Sunday, November 20, 2005

performance art and haircuts

about noon i woke up shaking off the last moments of my last dream. i was back in my home town at a local arts auditorium/gymnasium. don't know why, just >poof< and i was there. the performance contained some well-sculpted student athletes or artist types. difficult to tell how old anybody was - including the me that was implied in the dream.

there was a particular performer i noticed down there on the court. see, all the seats were above, as with all small towering stadiums. the stage was a court, with mattresses or inflatable barriers for the performers to rebound and ricochet offa when they flew into it or were tossed or body slammed into it by other performers. it hit me all of a sudden that these performers, mostly men, were wearing basketball warmups and jerseys. there were even some basketballs floating from hand to hand, under legs and around backs as dancers pivoted, slid, high jumped and flew over each other. think globetrotters meet martha graham.

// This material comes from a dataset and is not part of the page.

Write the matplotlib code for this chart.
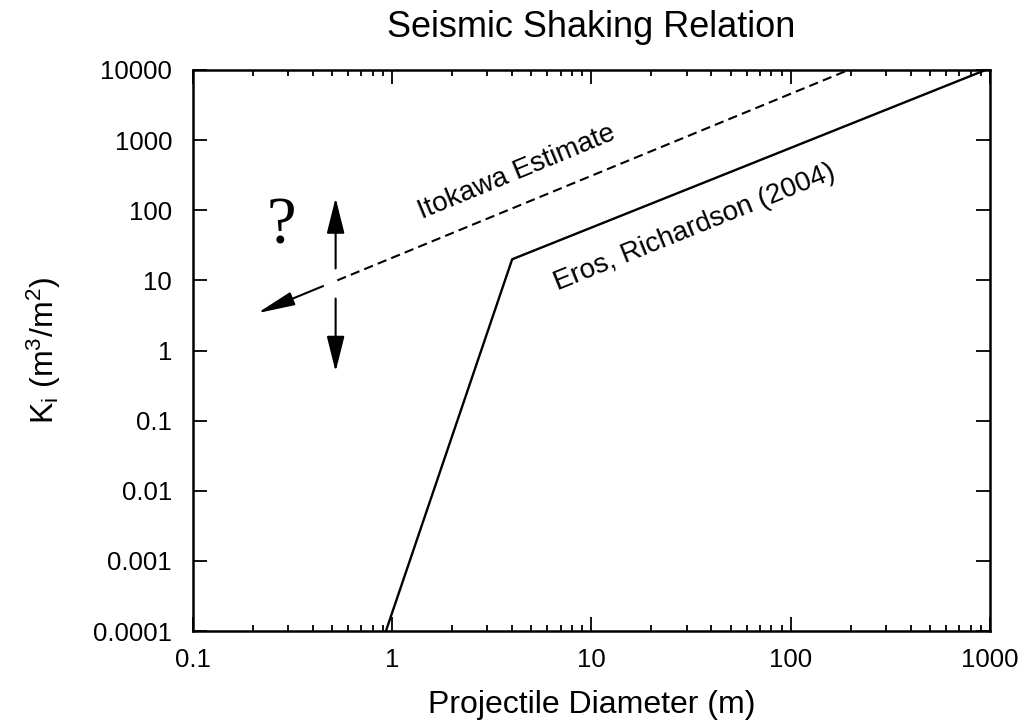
import matplotlib
matplotlib.use('Agg')
import matplotlib.pyplot as plt
from matplotlib.ticker import FuncFormatter, LogLocator, NullLocator

plt.rcParams['font.family'] = ['Liberation Sans', 'DejaVu Sans']
plt.rcParams['mathtext.default'] = 'regular'

# Eros, Richardson (2004) relation
eros_d = [0.93, 4.0, 950.0]
eros_k = [1e-4, 20.0, 1e4]

# Itokawa estimate (dashed), arrow part and dashed part
itokawa_d = [0.53, 195.0]
itokawa_k = [10.0, 1e4]
arrow_start = (0.45, 8.3)
arrow_tip = (0.21, 3.4)

# vertical uncertainty arrows
unc_d = 0.52
unc_up = (14.8, 150.0)
unc_down = (5.5, 0.5)

fig = plt.figure(figsize=(10.28, 7.23), dpi=100)
ax = fig.add_axes([0.1877, 0.1272, 0.7753, 0.776])

ax.plot(eros_d, eros_k, color='black', lw=1.7)
ax.plot(itokawa_d, itokawa_k, color='black', lw=1.5, dashes=(4.5, 2.5))

ax.annotate('', xy=arrow_tip, xytext=arrow_start,
            arrowprops=dict(arrowstyle='-|>,head_length=2.3,head_width=0.42',
                            color='black', lw=1.5, shrinkA=0, shrinkB=0))
ax.annotate('', xy=(unc_d, unc_up[1]), xytext=(unc_d, unc_up[0]),
            arrowprops=dict(arrowstyle='-|>,head_length=2.2,head_width=0.55',
                            color='black', lw=1.5, shrinkA=0, shrinkB=0))
ax.annotate('', xy=(unc_d, unc_down[1]), xytext=(unc_d, unc_down[0]),
            arrowprops=dict(arrowstyle='-|>,head_length=2.2,head_width=0.55',
                            color='black', lw=1.5, shrinkA=0, shrinkB=0))

ax.text(0.277, 57, '?', family='Liberation Serif', fontsize=48,
        ha='center', va='center')
ax.text(4.23, 351, 'Itokawa Estimate', fontsize=20, rotation=22.4,
        ha='center', va='center')
ax.text(33, 56, 'Eros, Richardson (2004)', fontsize=20, rotation=22,
        ha='center', va='center')

ax.set_xscale('log')
ax.set_yscale('log')
ax.set_xlim(0.1, 1000)
ax.set_ylim(1e-4, 1e4)

ax.xaxis.set_major_locator(LogLocator(base=10, numticks=10))
ax.xaxis.set_minor_locator(LogLocator(base=10, subs=range(2, 10), numticks=20))
ax.yaxis.set_major_locator(LogLocator(base=10, numticks=20))
ax.yaxis.set_minor_locator(NullLocator())
fmt = FuncFormatter(lambda v, p: '%g' % v)
ax.xaxis.set_major_formatter(fmt)
ax.yaxis.set_major_formatter(fmt)

ax.tick_params(which='both', direction='in', top=True, right=True,
               labelsize=18.5, width=1.3)
ax.tick_params(which='major', length=10)
ax.tick_params(which='minor', length=4.5)
ax.tick_params(axis='x', which='major', pad=12)
ax.tick_params(axis='y', which='major', pad=15)
for s in ax.spines.values():
    s.set_linewidth(1.8)

ax.set_xlabel('Projectile Diameter (m)', fontsize=23, labelpad=13)
ax.set_ylabel('K$_i$ (m$^3$/m$^2$)', fontsize=23, labelpad=22)
ax.set_title('Seismic Shaking Relation', fontsize=26, pad=24)

fig.savefig('out.png', dpi=100)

it was choreographed, but not. it was messy but beautiful. it was violent but elegant. one guy, the one i had been watching got bumped out of center court where he was holding court. he slammed into the bumper padding and grabbed his shoulder, grimaced. his cornrows barely moved but he was shaking off the shock to his system. or was he acting? one of his mates, glistening white, looked back worried for a second. or was he acting? the scene was turning into something from Rollerball (remember that movie with james caan? a guy ends up a vegetable in the end). before all hell broke loose the whistle blew. half-time. nobody seemed too bad off. the dancers slinked off stage and headed to the locker rooms for their pep talk.

i waited in the lobby so i could stretch my legs. a woman, tall and slinky with sexy nappy hair stuck very close to her head struck up a conversation. i agreed that yes, exhilirating athleticism, yes a suprise to see art mimic b-ball, yes they sure can fly. jordan, nureyev, baryshnikov's got nothin on them.

the performer i'd been eyeing came out from behind the locker room door marked M-E-N and stood close to her, his head bowed into hers. she introduced us. his black skin glistened. the bleach white towel slung around his neck stayed dry. will you be here for a while? he asked me. depends, i said, feeling myself blush. i'm getting my hair cut, you may not recognize me later, i said. oh, in that case, he responded, i may not be around later. he smiled, flirtatious.

he disappeared again behind the locker room door. the woman -- she seemed to me now his sister -- called quietly to him in her husky honeysuckled way. the door stayed closed. she raised an apologetic eyebrow. he was born in a barn, she said. then she smiled, flirting. her teeth were big. flourescent light shining out of the ceiling grates glinted off them. then i woke up.

i said, hey vin. you wake? can i tell you my dream? sure, he said. and i did. and he said, see honey. it's a sign. you don't really want short hair again.

see, i was thinking after my hair cut i'd like to see some ballet - or a pistons versus san antonio game.

funny, until today i had always maintained that i disliked basketball. huh. goes to show what i know.